Corton is the only red wine Grand Cru in the côte de beaune and covers several vineyards which are known as either Corton or as Corton hyphenated with their individual names, such as Bressandes or Clos du Roi. The style of the wine will depend on exactly where the vines are situated. Corton is an early-ripening area and the Pinot Noir grapes are usually the first to be harvested in the Côte d'Or. The vast majority of white wine that comes from the hill of Corton is Corton-Charlemagne though there is a miniscule amount of white Corton made.

Grape Type: Pinot Noir

Pinot Noir is the classic grape of red burgundy, whose greatest wines are concentrated in the east and south-east-facing clay/limestone hills of Burgundy's Côte d'Or.

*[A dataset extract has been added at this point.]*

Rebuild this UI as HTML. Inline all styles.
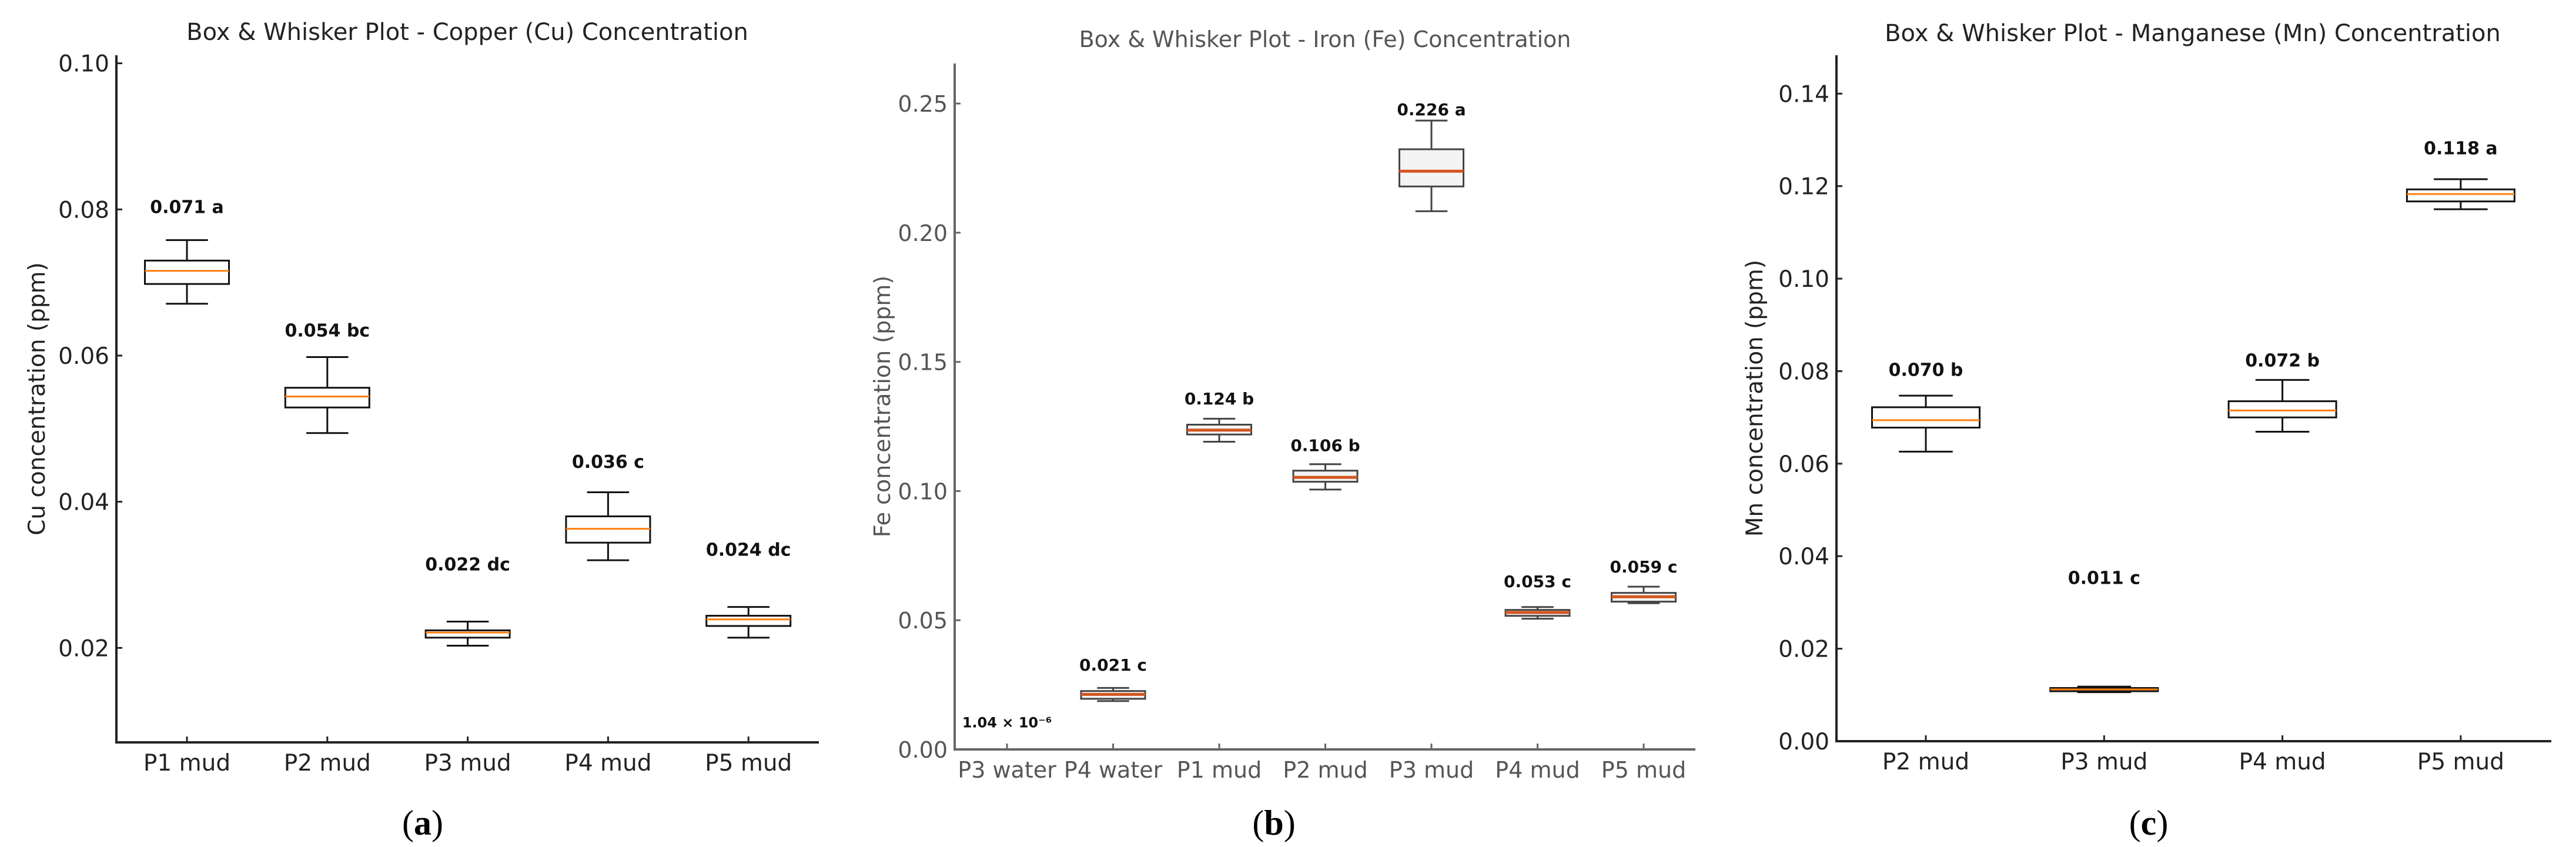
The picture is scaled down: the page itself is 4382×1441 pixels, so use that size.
<!DOCTYPE html>
<html><head><meta charset="utf-8"><style>
html,body{margin:0;padding:0;background:#fff;}
svg{display:block;}
</style></head><body>
<svg id="fig" width="4382" height="1441" viewBox="0 0 4382 1441" xmlns="http://www.w3.org/2000/svg"></svg>
<script>
// ---- Panel (a) Copper ----
const cuCats = ["P1 mud","P2 mud","P3 mud","P4 mud","P5 mud"];
const cuWhiskHi = [0.0758,0.0598,0.0236,0.0413,0.0256];
const cuQ3 = [0.0730,0.0556,0.0224,0.0380,0.0244];
const cuMed = [0.0716,0.0544,0.0221,0.0363,0.0239];
const cuQ1 = [0.0698,0.0529,0.0214,0.0344,0.0230];
const cuWhiskLo = [0.0671,0.0494,0.0203,0.0320,0.0214];
const cuLabels = ["0.071 a","0.054 bc","0.022 dc","0.036 c","0.024 dc"];
const cuLabelAt = [0.0804,0.0635,0.0315,0.0455,0.0335];
const cuTicks = [0.02,0.04,0.06,0.08,0.10];
const cuTickLabels = ["0.02","0.04","0.06","0.08","0.10"];

// ---- Panel (b) Iron ----
const feCats = ["P3 water","P4 water","P1 mud","P2 mud","P3 mud","P4 mud","P5 mud"];
const feWhiskHi = [null,0.0238,0.1280,0.1104,0.2434,0.0551,0.0630];
const feQ3 = [null,0.0226,0.1257,0.1079,0.2323,0.0540,0.0606];
const feMed = [null,0.0213,0.1236,0.1053,0.2238,0.0530,0.0591];
const feQ1 = [null,0.0196,0.1219,0.1036,0.2179,0.0517,0.0572];
const feWhiskLo = [null,0.0187,0.1191,0.1006,0.2083,0.0506,0.0566];
const feLabels = ["1.04 × 10⁻⁶","0.021 c","0.124 b","0.106 b","0.226 a","0.053 c","0.059 c"];
const feLabelAt = [0.0110,0.0330,0.1360,0.1180,0.2480,0.0653,0.0710];
const feTicks = [0,0.05,0.10,0.15,0.20,0.25];
const feTickLabels = ["0.00","0.05","0.10","0.15","0.20","0.25"];

// ---- Panel (c) Manganese ----
const mnCats = ["P2 mud","P3 mud","P4 mud","P5 mud"];
const mnWhiskHi = [0.0747,0.0118,0.0781,0.1215];
const mnQ3 = [0.0722,0.0115,0.0735,0.1193];
const mnMed = [0.0694,0.0112,0.0715,0.1183];
const mnQ1 = [0.0678,0.0108,0.0700,0.1167];
const mnWhiskLo = [0.0626,0.0106,0.0669,0.1150];
const mnLabels = ["0.070 b","0.011 c","0.072 b","0.118 a"];
const mnLabelAt = [0.0804,0.0354,0.0824,0.1283];
const mnTicks = [0,0.02,0.04,0.06,0.08,0.10,0.12,0.14];
const mnTickLabels = ["0.00","0.02","0.04","0.06","0.08","0.10","0.12","0.14"];

const NS="http://www.w3.org/2000/svg";
const svg=document.getElementById('fig');
function mk(tag,attrs,parent,text){
  const e=document.createElementNS(NS,tag);
  for(const k in attrs)e.setAttribute(k,attrs[k]);
  if(text!==undefined)e.textContent=text;
  (parent||svg).appendChild(e);return e;
}
function panel(p){
  const g=mk('g',{});
  
  
  const y=v=>p.y0+(v-p.vmin)/(p.vmax-p.vmin)*(p.y1-p.y0);
  const x=i=>p.xFirst+i*p.xStep;
  const ff=p.font;
  const t=mk('text',{x:p.titleX,y:p.titleY,'text-anchor':'middle','font-size':p.titleSize,fill:p.textCol,'font-family':ff},g,p.title);
  
  
  const yl=mk('text',{x:0,y:0,transform:`translate(${p.ylabelX},${(p.y0+p.y1)/2}) rotate(-90)`,'text-anchor':'middle','font-size':p.fs,fill:p.textCol,'font-family':ff},g,p.ylabel);
  
  
  const ax=mk('path',{d:`M${p.axX},${p.y1} L${p.axX},${p.y0} L${p.axEnd},${p.y0}`,fill:'none',stroke:p.axCol,'stroke-width':4},g);
  
  
  p.ticks.forEach((v,i)=>{
    const yy=y(v);
    const tk=mk('line',{x1:p.axX,x2:p.axX+10,y1:yy,y2:yy,stroke:p.axCol,'stroke-width':3},g);
    
    
    const tl=mk('text',{x:p.axX-12,y:yy+14,'text-anchor':'end','font-size':p.fs,fill:p.textCol,'font-family':ff},g,p.tickLabels[i]);
    
    
  });
  p.cats.forEach((c,i)=>{
    const xx=x(i);
    const tk=mk('line',{x1:xx,x2:xx,y1:p.y0,y2:p.y0-10,stroke:p.axCol,'stroke-width':3},g);
    
    
    const xl=mk('text',{x:xx,y:p.y0+48,'text-anchor':'middle','font-size':p.fs,fill:p.textCol,'font-family':ff},g,c);
    
    
    const lb=mk('text',{x:xx,y:y(p.labelAt[i])+11,'text-anchor':'middle','font-size':p.labSize[i]||30,'font-weight':'bold',fill:'#111','font-family':ff},g,p.labels[i]);
    
    
    if(p.hi[i]===null)return;
    const bg=mk('g',{},g);
    
    
    const hw=p.boxW/2, cw=p.boxW/4;
    mk('line',{x1:xx,x2:xx,y1:y(p.hi[i]),y2:y(p.q3[i]),stroke:p.boxCol,'stroke-width':3},bg);
    mk('line',{x1:xx,x2:xx,y1:y(p.q1[i]),y2:y(p.lo[i]),stroke:p.boxCol,'stroke-width':3},bg);
    mk('line',{x1:xx-cw,x2:xx+cw,y1:y(p.hi[i]),y2:y(p.hi[i]),stroke:p.boxCol,'stroke-width':3},bg);
    mk('line',{x1:xx-cw,x2:xx+cw,y1:y(p.lo[i]),y2:y(p.lo[i]),stroke:p.boxCol,'stroke-width':3},bg);
    mk('rect',{x:xx-hw,y:y(p.q3[i]),width:p.boxW,height:Math.max(1,y(p.q1[i])-y(p.q3[i])),fill:p.boxFill,stroke:p.boxCol,'stroke-width':3},bg);
    mk('line',{x1:xx-hw,x2:xx+hw,y1:y(p.med[i]),y2:y(p.med[i]),stroke:p.medCol,'stroke-width':p.medW},bg);
  });
  const sub=mk('text',{x:p.subX,y:1420,'text-anchor':'middle','font-size':60,fill:'#000','font-family':'"Liberation Serif", serif'},g);
  
  
  mk('tspan',{},sub,'(');
  mk('tspan',{'font-weight':'bold'},sub,p.sub);
  mk('tspan',{},sub,')');
}
const DJ='"DejaVu Sans", "Liberation Sans", sans-serif';
panel({id:'copper',title:'Box & Whisker Plot - Copper (Cu) Concentration',titleX:795,titleY:68,titleSize:40,font:DJ,fs:39,
  ylabel:'Cu concentration (ppm)',ylabelX:76,y0:1263,y1:94,vmin:0.00707,vmax:0.1011,axX:198,axEnd:1393,
  xFirst:318,xStep:238.8,boxW:143,cats:cuCats,hi:cuWhiskHi,q3:cuQ3,med:cuMed,q1:cuQ1,lo:cuWhiskLo,
  labels:cuLabels,labelAt:cuLabelAt,labSize:[],ticks:cuTicks,tickLabels:cuTickLabels,
  textCol:'#222',axCol:'#222',boxCol:'#111',boxFill:'none',medCol:'#ff7f0e',medW:3,sub:'a',subX:719});
panel({id:'iron',title:'Box & Whisker Plot - Iron (Fe) Concentration',titleX:2254,titleY:80,titleSize:38,font:DJ,fs:38,
  ylabel:'Fe concentration (ppm)',ylabelX:1514,y0:1275,y1:108,vmin:0,vmax:0.2655,axX:1624,axEnd:2884,
  xFirst:1713,xStep:180.5,boxW:109,cats:feCats,hi:feWhiskHi,q3:feQ3,med:feMed,q1:feQ1,lo:feWhiskLo,
  labels:feLabels,labelAt:feLabelAt,labSize:[24,28,28,28,28,28,28],ticks:feTicks,tickLabels:feTickLabels,
  textCol:'#555',axCol:'#666',boxCol:'#444',boxFill:'#f4f4f4',medCol:'#d4561f',medW:5,sub:'b',subX:2167});
panel({id:'manganese',title:'Box & Whisker Plot - Manganese (Mn) Concentration',titleX:3730,titleY:70,titleSize:40,font:DJ,fs:39,
  ylabel:'Mn concentration (ppm)',ylabelX:2998,y0:1261,y1:94,vmin:0,vmax:0.1483,axX:3124,axEnd:4340,
  xFirst:3276,xStep:303.3,boxW:183,cats:mnCats,hi:mnWhiskHi,q3:mnQ3,med:mnMed,q1:mnQ1,lo:mnWhiskLo,
  labels:mnLabels,labelAt:mnLabelAt,labSize:[],ticks:mnTicks,tickLabels:mnTickLabels,
  textCol:'#222',axCol:'#222',boxCol:'#111',boxFill:'none',medCol:'#ff7f0e',medW:3,sub:'c',subX:3655});
</script>
</body></html>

A notoriously temperamental variety, Pinot Noir has proved difficult to grow in certain climates and soils and will not tolerate over-cropping. The best examples have wonderfully expressive aromas and thrillingly pure bitter sweet red forest fruit and cherry flavours, developing truffle and game overtones with age. Outside of Burgundy, Pinot Noir has had great success in New Zealand, California’s Carneros, Oregon and the more marginal, cooler districts in Australia. Along with Chardonnay and Pinot Meunier, Pinot Noir is also one of the major components of Champagne.